Someone once said that the best way to classify Hyderabad is into people who have seen the Salar Jung Museum and people whose lives are a thousand pities.
The undisputed cock of the walk of not just Hyderabad's but the entire continent's galleries, Salar Jung Museum is dwarfed only the reams of copy that have been written about it. For locals, tourists and all the birds of passage, this one is the long and short of history, and the capital of the local map.
Yes, Salar Jung Museum is huge. Spread over 10 acres and 4 floors, and with close to 40,000 exhibits, the museum is a collection of various artifacts gathered by Nawab Turab Ali Khan, popularly known as Salar Jung I, the diwan of the Hyderabad State, and his descendants, with the collection of Salar Jung III alias Mir Yousuf Ali Khan forming the major chunk of the art pieces on display.
There are a total of some 36 galleries spread over two floors, the ground and the first. You can start with the Founders' Gallery and move on to the Western Furniture gallery. The Ivory Section is ethereal with a whole chair set made of ivory, which was presented to Tipu Sultan by Louis XV. A lot of statues and figurines set in ivory encircle the centre display of the chair set.
One of the star attractions in the museum is the Musical clock, which has been set up in an open auditorium. At the end of every hour a soldier comes out and rings in the hour. The popularity of this exhibit is so high that chairs have been set up throughout the hall - the end of an hour sees the place overflowing with people - and on either side of the clock you have TV sets for a better view.

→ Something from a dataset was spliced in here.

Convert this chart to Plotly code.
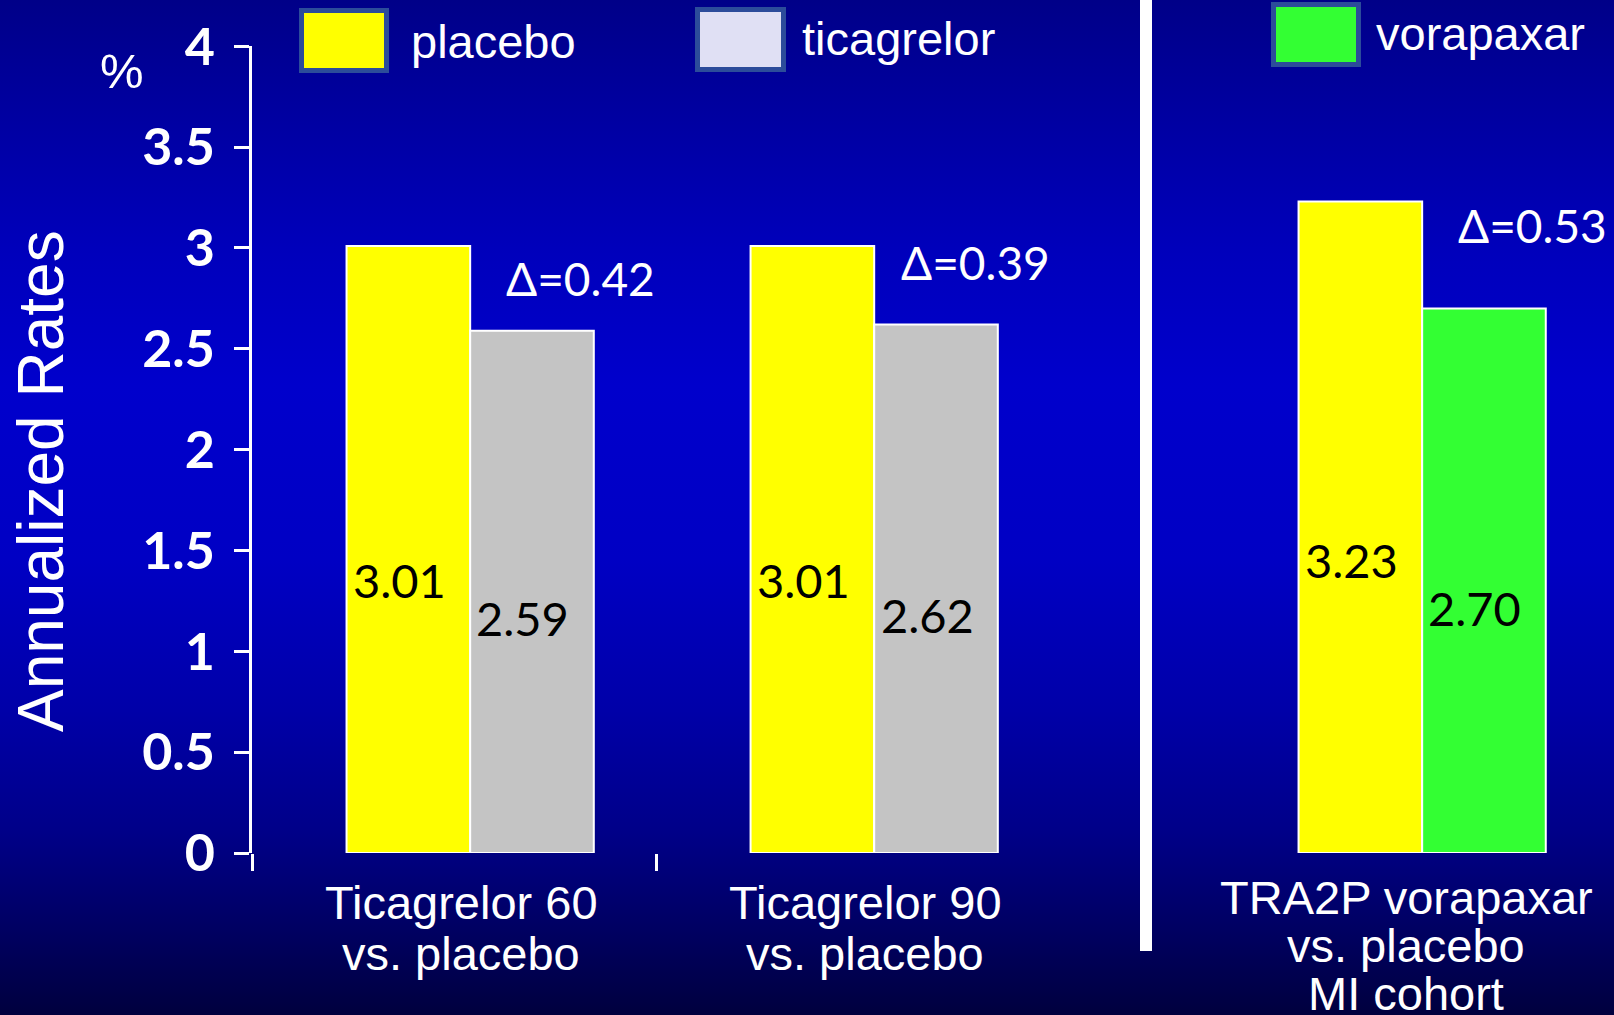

Venture over to the Western Block and revel in the pristine beauty of the varied artworks in the painting gallery. The paintings have been divided into various groups depending upon the subject. Therefore, you have paintings depicting animals, domestic scenes, romantic overtures and the serenity of nature, to name a few.
This gallery also houses another crowd puller, the double statue. Carved in wood, the statue has, on one side, a soldier, Mephistopheles, and on the other, a young woman, Margarita. The other side is reflected through the mirror in the wall behind the statue.
In the vicinity of this artwork gallery, you have the glass gallery. This features works in the various styles of the English, the French, the Venetians and the Bohemian, among many others. Somewhere in between these two galleries is the clock gallery.
Among the various galleries dedicated to Indian art you have the Kashmiri room, the Mughal room, the textiles room and the Bidriware. There is also the Indian minipainting room and the manuscript room. The manuscript gallery is a great place to see people discourse on about the origin and meaning of the various manuscripts on display. It houses ancient manuscripts and relics in Arabic, Urdu and Persian.
Going in the opposite direction subject-wise, you have the Arms room. This room hosts the various combat devices of the Moghul emperors.
Another highlight of this place is the fabled veiled statue of Rebecca. Created by G B Benzoni in 1876, this Italian sculpture is an example of one of the most empyreal uses of marble. The fine carving of the stone actually gives the impression of a veil over the statue. You have to see it to come to terms with it.
The museum authorities have created quite a few amenities for the general public - for example, there are a luggage room and a cloakroom. No cameras are allowed, though.
The museum is open on all days except Fridays and public holidays. The booking time for tickets is from 10am to 4:15pm.